What’s your character’s libation of choice?

Any reason for it?

54 thoughts on “Reader Friday – It’s Libation Time

  1. In my ICE HAMMER series, Irish Mercenary Tommie Dolan is the most bad-a$$ tea snob around. His drink of choice:

    “While no one would deign to call Tommie a tea snob to his face, the very fact that he mixed his own precise blend of leaves, one fourth Assam and one fourth Javan black tea combined with smoky Lapsang Souchong leaves making the other half, probably meant that he was indeed very much a tea snob.
    He poured several drops of sweetened condensed milk from a can into a chipped enamelware mug. After checking his watch to ensure the tea had steeped for exactly five minutes, he poured it over the milk, gave a quick gentle stir and raised it to his nose inhaling the smoky sweet scent. Yeah, he was a tea snob. Albeit a tea snob with hairy calloused knuckles and black belts in several lethal martial arts.”

    • Aside from the hairy knuckles, that sounds a lot like my late sister-in-law, who brought her own teas, thermometers, timers, and other fixings wherever she went.She also had separate tiny ceramic pots for different types of teas.

  2. Interesting question, Terry. My answer is Barq’s Root Beer in a longneck bottle. The reason is that it’s what I order up at the St. Charles Tavern each time I arrive in New Orleans.

    • I’ll bet you’re looking forward to having it again, Joe. I’ve never tried Barq’s, but you’ve got me curious about it now. Is it blasphemous to use it in a float?

  3. Mike Romeo and his creator prefer a cold bottle of Corona with a lime wedge…preferably at the beach. Push lime wedge into bottle, put thumb over top, turn bottle over so the lime floats “up” to the bottom, return bottle to upright position and remove thumb slowly to avoid fizz pop. Enjoy.

    • On the beach, Skip and Go Naked’s were the libation of choice, preferable mixed in a yellow bucket. But in a pinch, a Corona with lime will work.

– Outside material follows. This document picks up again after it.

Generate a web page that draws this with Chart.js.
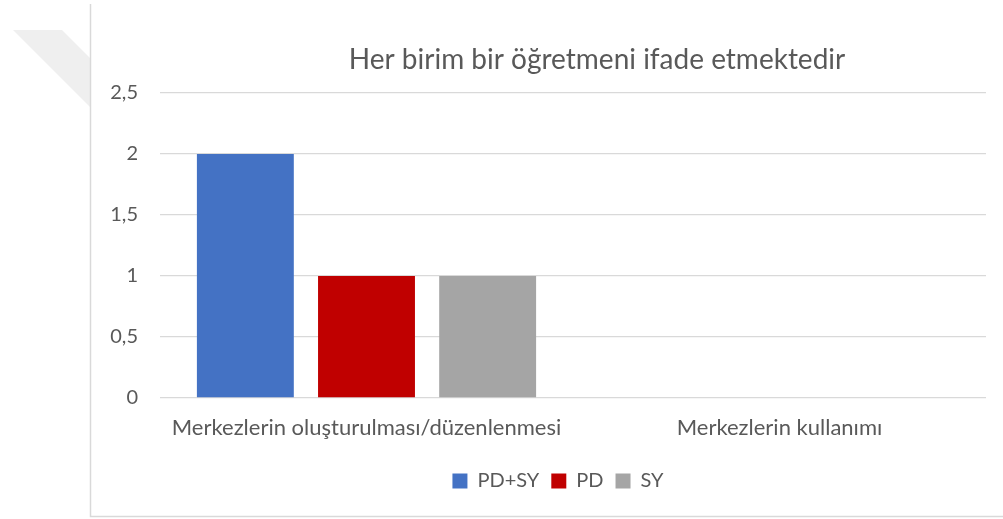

    • True story: Out with the wife at her favorite Mexican restaurant, first time without the kids in a while. She orders their signature margarita, I order a Corona and lime. I push the lime in, do the flip like a seasoned pro, and release the pressure at the mouth of the bottle ever so slightly, like I’ve done many times before. Except THAT night a laser-focused, sniper-level stream of beer fizz and lime juice squirted out and hit her right in the eye. Appetizers hadn’t even arrived yet. You could give me a thousand more tries and I wouldn’t be able to duplicate that shot.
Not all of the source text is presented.